2. Blend these: Onion (4 big) , garlic (1 clove), fresh red chillies (4 pcs), ginger (about length of a thumb), old coconut pieces to shave
3. Heat Ghee 2 tbsp (or oil) in deep pan/wok until bubble starts to form. Then add on the blended ingredients.
Fry til the oil re-emerge from the ingredients.
4. Add these below, and fry for a minute or so til fragrance wafts up. 
Fresh red chillies (2 pcs cut to bite size) six birds eye chilli (more if inferno level is what you are trying to serve up! I chopped up these little babies cuz I love to surprise !! ), curry leaves, cinnamon sticks, cardammon, star anise, cumin, black pepper, cloves.
5. Add the veg that takes a while to cook eg potato, carrot for a few mins before adding on the chicken.
6. Lastly add the coconut milk (optional. I opted in for this as I like the saucy base it gives) and soft veg.
For this lovely meal,  I chose these veggies the cherry tomatoes, ocra, potato, carrot. Hint: cherry tomatoes when nipped whole gives a delightful burst of flavour against the fiery curry sauce.

Sunday, 3 May 2015

Kaya aka coconut jam

Kaya on warm bengali roti - the ultimate childhood comfort food!

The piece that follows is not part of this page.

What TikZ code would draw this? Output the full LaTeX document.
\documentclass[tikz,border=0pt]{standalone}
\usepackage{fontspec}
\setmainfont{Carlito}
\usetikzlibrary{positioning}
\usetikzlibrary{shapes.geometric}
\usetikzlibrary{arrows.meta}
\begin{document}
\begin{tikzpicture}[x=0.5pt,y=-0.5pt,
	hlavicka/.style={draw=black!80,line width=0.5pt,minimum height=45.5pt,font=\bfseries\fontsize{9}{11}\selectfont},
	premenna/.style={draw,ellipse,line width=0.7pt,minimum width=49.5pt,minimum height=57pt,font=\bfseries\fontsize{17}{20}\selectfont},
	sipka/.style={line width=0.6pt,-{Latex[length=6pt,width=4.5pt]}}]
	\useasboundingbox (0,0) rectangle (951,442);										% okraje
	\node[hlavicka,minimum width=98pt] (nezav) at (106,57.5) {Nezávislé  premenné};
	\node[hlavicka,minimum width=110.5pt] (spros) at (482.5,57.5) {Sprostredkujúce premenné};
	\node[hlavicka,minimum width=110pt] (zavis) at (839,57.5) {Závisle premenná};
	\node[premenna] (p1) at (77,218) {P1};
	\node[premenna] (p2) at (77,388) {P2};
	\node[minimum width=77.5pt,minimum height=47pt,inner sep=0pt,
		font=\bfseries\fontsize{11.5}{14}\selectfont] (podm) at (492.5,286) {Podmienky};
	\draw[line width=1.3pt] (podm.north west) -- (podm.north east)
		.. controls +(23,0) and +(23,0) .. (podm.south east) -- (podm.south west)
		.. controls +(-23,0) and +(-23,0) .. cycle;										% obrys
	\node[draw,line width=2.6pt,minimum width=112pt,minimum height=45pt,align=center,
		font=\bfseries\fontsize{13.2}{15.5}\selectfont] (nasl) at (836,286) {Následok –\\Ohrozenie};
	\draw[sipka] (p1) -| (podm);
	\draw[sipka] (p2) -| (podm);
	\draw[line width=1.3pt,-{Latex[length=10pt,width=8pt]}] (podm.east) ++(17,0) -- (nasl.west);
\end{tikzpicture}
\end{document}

Granny used to make this fresh for us whenever we visit. It's the scent of a granny's love, and the kopitiam townhouse in a kampung.
Recipe taken from Sara.
1. Whisk egg yolks and set aside.
2. In a small pot, pour in coconut milk and palm sugar.
3. In low heat, melt palm sugar. Stir throughout.

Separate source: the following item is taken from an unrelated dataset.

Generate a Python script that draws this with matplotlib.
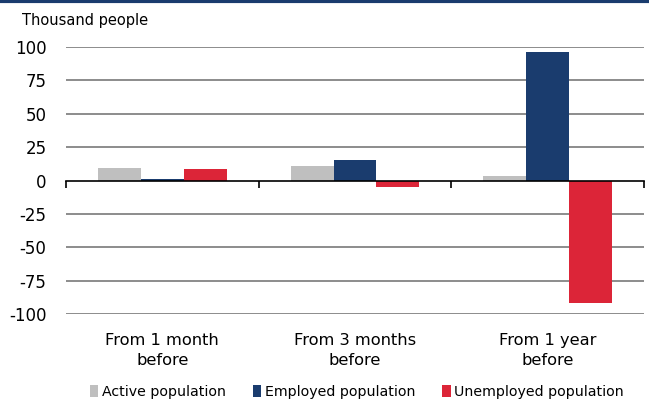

4. Add pandan leaves and another 3 tbsp sugar into the pot. Cook in high heat. Stir until sugar is melted and coconut milk bubbles.
5. When flavored coconut milk is hot, turn down the heat. With one hand, slowly pour it into egg yolks and another, whisk the egg yolks.
6. Pour egg yolks back into the pot. Let it simmer and stir throughout. The solution will thicken. It should take about 10 minutes. If it’s not sweet enough, you can add more sugar.
7. Discard pandan leaves with a pair of chopstick and tongs. The kaya would be sticking on the leaves, remove them with chopsticks.
8. Transfer to a bottle. Let cool, cover and refrigerate. It should keep up to a week or longer.